- TASK DIRECTIONS
Set down all of the data exactly as it appears.

- DATA LINES

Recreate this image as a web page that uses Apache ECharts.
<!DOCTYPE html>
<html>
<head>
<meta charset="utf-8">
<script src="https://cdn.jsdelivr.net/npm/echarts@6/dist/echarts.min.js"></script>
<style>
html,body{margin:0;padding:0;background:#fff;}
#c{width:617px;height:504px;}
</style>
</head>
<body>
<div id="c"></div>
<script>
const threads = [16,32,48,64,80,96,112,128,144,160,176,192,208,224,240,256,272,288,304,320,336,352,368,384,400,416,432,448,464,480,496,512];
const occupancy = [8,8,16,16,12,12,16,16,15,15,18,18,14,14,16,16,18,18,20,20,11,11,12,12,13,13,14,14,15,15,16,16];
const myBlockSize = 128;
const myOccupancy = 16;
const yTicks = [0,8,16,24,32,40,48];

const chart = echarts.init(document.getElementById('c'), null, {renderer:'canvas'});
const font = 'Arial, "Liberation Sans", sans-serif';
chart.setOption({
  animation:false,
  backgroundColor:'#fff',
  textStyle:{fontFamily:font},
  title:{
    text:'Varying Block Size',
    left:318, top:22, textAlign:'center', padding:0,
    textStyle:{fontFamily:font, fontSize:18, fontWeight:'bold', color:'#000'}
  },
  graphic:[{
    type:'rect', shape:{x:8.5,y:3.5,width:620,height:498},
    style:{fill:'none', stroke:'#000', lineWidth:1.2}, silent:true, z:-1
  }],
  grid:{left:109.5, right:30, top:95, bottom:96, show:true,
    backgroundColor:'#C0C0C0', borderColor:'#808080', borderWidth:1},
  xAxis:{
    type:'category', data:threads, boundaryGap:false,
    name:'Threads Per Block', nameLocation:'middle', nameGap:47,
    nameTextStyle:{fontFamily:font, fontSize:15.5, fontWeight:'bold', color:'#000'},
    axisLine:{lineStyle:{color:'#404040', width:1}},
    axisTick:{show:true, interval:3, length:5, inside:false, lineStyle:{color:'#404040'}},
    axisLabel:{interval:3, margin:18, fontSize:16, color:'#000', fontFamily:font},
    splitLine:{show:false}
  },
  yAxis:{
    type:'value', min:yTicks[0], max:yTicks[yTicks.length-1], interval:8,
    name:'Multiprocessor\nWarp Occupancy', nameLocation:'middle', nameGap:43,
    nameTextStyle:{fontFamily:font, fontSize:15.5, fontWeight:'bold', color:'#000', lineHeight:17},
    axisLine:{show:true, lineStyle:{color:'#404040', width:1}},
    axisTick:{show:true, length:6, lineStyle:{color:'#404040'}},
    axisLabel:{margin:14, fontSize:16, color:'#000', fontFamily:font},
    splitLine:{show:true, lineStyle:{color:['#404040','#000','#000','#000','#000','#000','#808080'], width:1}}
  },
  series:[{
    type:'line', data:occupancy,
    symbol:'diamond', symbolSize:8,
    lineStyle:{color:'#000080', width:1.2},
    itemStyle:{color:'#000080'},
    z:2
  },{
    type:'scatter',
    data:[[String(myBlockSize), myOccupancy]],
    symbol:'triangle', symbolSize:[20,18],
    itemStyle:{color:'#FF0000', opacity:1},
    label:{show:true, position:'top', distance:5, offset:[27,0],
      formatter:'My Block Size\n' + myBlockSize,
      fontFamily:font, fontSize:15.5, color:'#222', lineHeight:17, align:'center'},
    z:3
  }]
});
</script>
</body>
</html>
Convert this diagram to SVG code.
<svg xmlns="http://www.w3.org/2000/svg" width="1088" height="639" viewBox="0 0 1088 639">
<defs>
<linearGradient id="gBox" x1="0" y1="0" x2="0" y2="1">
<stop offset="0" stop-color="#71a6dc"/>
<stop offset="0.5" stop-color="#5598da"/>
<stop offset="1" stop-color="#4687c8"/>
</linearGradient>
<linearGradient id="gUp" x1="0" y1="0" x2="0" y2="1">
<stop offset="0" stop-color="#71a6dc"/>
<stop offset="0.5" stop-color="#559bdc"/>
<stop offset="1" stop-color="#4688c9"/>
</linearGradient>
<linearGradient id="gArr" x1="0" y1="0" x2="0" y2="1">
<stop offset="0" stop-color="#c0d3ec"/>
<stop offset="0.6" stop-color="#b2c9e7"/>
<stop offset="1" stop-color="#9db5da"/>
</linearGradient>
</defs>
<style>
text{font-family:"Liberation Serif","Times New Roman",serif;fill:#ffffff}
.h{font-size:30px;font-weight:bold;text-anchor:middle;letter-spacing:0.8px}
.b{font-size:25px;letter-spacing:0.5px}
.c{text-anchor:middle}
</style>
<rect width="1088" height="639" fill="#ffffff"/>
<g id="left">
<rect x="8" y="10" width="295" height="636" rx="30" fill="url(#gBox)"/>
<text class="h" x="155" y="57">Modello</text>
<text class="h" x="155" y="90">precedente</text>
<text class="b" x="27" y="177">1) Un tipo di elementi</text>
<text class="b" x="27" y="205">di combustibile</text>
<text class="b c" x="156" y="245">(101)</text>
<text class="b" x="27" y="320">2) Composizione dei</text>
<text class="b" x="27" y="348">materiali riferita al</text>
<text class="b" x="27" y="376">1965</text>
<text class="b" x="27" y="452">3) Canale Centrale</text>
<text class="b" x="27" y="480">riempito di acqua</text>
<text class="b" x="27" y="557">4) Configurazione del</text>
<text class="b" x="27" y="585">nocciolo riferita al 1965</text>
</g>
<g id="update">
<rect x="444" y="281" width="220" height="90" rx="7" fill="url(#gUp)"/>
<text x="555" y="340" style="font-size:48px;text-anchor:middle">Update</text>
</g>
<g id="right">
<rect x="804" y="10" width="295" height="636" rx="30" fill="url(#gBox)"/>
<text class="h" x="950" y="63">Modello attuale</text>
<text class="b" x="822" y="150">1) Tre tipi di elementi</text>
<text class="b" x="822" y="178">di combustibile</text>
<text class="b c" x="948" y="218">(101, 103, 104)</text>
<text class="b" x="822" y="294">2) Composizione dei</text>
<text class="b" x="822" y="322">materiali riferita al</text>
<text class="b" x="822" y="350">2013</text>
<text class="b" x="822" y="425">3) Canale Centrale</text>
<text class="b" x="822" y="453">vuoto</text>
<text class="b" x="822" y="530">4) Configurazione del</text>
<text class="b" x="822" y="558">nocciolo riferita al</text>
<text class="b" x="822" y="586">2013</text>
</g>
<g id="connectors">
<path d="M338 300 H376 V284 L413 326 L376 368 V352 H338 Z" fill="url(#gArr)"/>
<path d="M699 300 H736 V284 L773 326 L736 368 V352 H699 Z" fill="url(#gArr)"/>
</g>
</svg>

- EXPECTED ANSWER
Recreate this image as a web page that uses Apache ECharts.
<!DOCTYPE html>
<html>
<head>
<meta charset="utf-8">
<script src="https://cdn.jsdelivr.net/npm/echarts@6/dist/echarts.min.js"></script>
<style>
html,body{margin:0;padding:0;background:#fff;}
#c{width:617px;height:504px;}
</style>
</head>
<body>
<div id="c"></div>
<script>
const threads = [16,32,48,64,80,96,112,128,144,160,176,192,208,224,240,256,272,288,304,320,336,352,368,384,400,416,432,448,464,480,496,512];
const occupancy = [8,8,16,16,12,12,16,16,15,15,18,18,14,14,16,16,18,18,20,20,11,11,12,12,13,13,14,14,15,15,16,16];
const myBlockSize = 128;
const myOccupancy = 16;
const yTicks = [0,8,16,24,32,40,48];

const chart = echarts.init(document.getElementById('c'), null, {renderer:'canvas'});
const font = 'Arial, "Liberation Sans", sans-serif';
chart.setOption({
  animation:false,
  backgroundColor:'#fff',
  textStyle:{fontFamily:font},
  title:{
    text:'Varying Block Size',
    left:318, top:22, textAlign:'center', padding:0,
    textStyle:{fontFamily:font, fontSize:18, fontWeight:'bold', color:'#000'}
  },
  graphic:[{
    type:'rect', shape:{x:8.5,y:3.5,width:620,height:498},
    style:{fill:'none', stroke:'#000', lineWidth:1.2}, silent:true, z:-1
  }],
  grid:{left:109.5, right:30, top:95, bottom:96, show:true,
    backgroundColor:'#C0C0C0', borderColor:'#808080', borderWidth:1},
  xAxis:{
    type:'category', data:threads, boundaryGap:false,
    name:'Threads Per Block', nameLocation:'middle', nameGap:47,
    nameTextStyle:{fontFamily:font, fontSize:15.5, fontWeight:'bold', color:'#000'},
    axisLine:{lineStyle:{color:'#404040', width:1}},
    axisTick:{show:true, interval:3, length:5, inside:false, lineStyle:{color:'#404040'}},
    axisLabel:{interval:3, margin:18, fontSize:16, color:'#000', fontFamily:font},
    splitLine:{show:false}
  },
  yAxis:{
    type:'value', min:yTicks[0], max:yTicks[yTicks.length-1], interval:8,
    name:'Multiprocessor\nWarp Occupancy', nameLocation:'middle', nameGap:43,
    nameTextStyle:{fontFamily:font, fontSize:15.5, fontWeight:'bold', color:'#000', lineHeight:17},
    axisLine:{show:true, lineStyle:{color:'#404040', width:1}},
    axisTick:{show:true, length:6, lineStyle:{color:'#404040'}},
    axisLabel:{margin:14, fontSize:16, color:'#000', fontFamily:font},
    splitLine:{show:true, lineStyle:{color:['#404040','#000','#000','#000','#000','#000','#808080'], width:1}}
  },
  series:[{
    type:'line', data:occupancy,
    symbol:'diamond', symbolSize:8,
    lineStyle:{color:'#000080', width:1.2},
    itemStyle:{color:'#000080'},
    z:2
  },{
    type:'scatter',
    data:[[String(myBlockSize), myOccupancy]],
    symbol:'triangle', symbolSize:[20,18],
    itemStyle:{color:'#FF0000', opacity:1},
    label:{show:true, position:'top', distance:5, offset:[27,0],
      formatter:'My Block Size\n' + myBlockSize,
      fontFamily:font, fontSize:15.5, color:'#222', lineHeight:17, align:'center'},
    z:3
  }]
});
</script>
</body>
</html>
Convert this diagram to SVG code.
<svg xmlns="http://www.w3.org/2000/svg" width="1088" height="639" viewBox="0 0 1088 639">
<defs>
<linearGradient id="gBox" x1="0" y1="0" x2="0" y2="1">
<stop offset="0" stop-color="#71a6dc"/>
<stop offset="0.5" stop-color="#5598da"/>
<stop offset="1" stop-color="#4687c8"/>
</linearGradient>
<linearGradient id="gUp" x1="0" y1="0" x2="0" y2="1">
<stop offset="0" stop-color="#71a6dc"/>
<stop offset="0.5" stop-color="#559bdc"/>
<stop offset="1" stop-color="#4688c9"/>
</linearGradient>
<linearGradient id="gArr" x1="0" y1="0" x2="0" y2="1">
<stop offset="0" stop-color="#c0d3ec"/>
<stop offset="0.6" stop-color="#b2c9e7"/>
<stop offset="1" stop-color="#9db5da"/>
</linearGradient>
</defs>
<style>
text{font-family:"Liberation Serif","Times New Roman",serif;fill:#ffffff}
.h{font-size:30px;font-weight:bold;text-anchor:middle;letter-spacing:0.8px}
.b{font-size:25px;letter-spacing:0.5px}
.c{text-anchor:middle}
</style>
<rect width="1088" height="639" fill="#ffffff"/>
<g id="left">
<rect x="8" y="10" width="295" height="636" rx="30" fill="url(#gBox)"/>
<text class="h" x="155" y="57">Modello</text>
<text class="h" x="155" y="90">precedente</text>
<text class="b" x="27" y="177">1) Un tipo di elementi</text>
<text class="b" x="27" y="205">di combustibile</text>
<text class="b c" x="156" y="245">(101)</text>
<text class="b" x="27" y="320">2) Composizione dei</text>
<text class="b" x="27" y="348">materiali riferita al</text>
<text class="b" x="27" y="376">1965</text>
<text class="b" x="27" y="452">3) Canale Centrale</text>
<text class="b" x="27" y="480">riempito di acqua</text>
<text class="b" x="27" y="557">4) Configurazione del</text>
<text class="b" x="27" y="585">nocciolo riferita al 1965</text>
</g>
<g id="update">
<rect x="444" y="281" width="220" height="90" rx="7" fill="url(#gUp)"/>
<text x="555" y="340" style="font-size:48px;text-anchor:middle">Update</text>
</g>
<g id="right">
<rect x="804" y="10" width="295" height="636" rx="30" fill="url(#gBox)"/>
<text class="h" x="950" y="63">Modello attuale</text>
<text class="b" x="822" y="150">1) Tre tipi di elementi</text>
<text class="b" x="822" y="178">di combustibile</text>
<text class="b c" x="948" y="218">(101, 103, 104)</text>
<text class="b" x="822" y="294">2) Composizione dei</text>
<text class="b" x="822" y="322">materiali riferita al</text>
<text class="b" x="822" y="350">2013</text>
<text class="b" x="822" y="425">3) Canale Centrale</text>
<text class="b" x="822" y="453">vuoto</text>
<text class="b" x="822" y="530">4) Configurazione del</text>
<text class="b" x="822" y="558">nocciolo riferita al</text>
<text class="b" x="822" y="586">2013</text>
</g>
<g id="connectors">
<path d="M338 300 H376 V284 L413 326 L376 368 V352 H338 Z" fill="url(#gArr)"/>
<path d="M699 300 H736 V284 L773 326 L736 368 V352 H699 Z" fill="url(#gArr)"/>
</g>
</svg>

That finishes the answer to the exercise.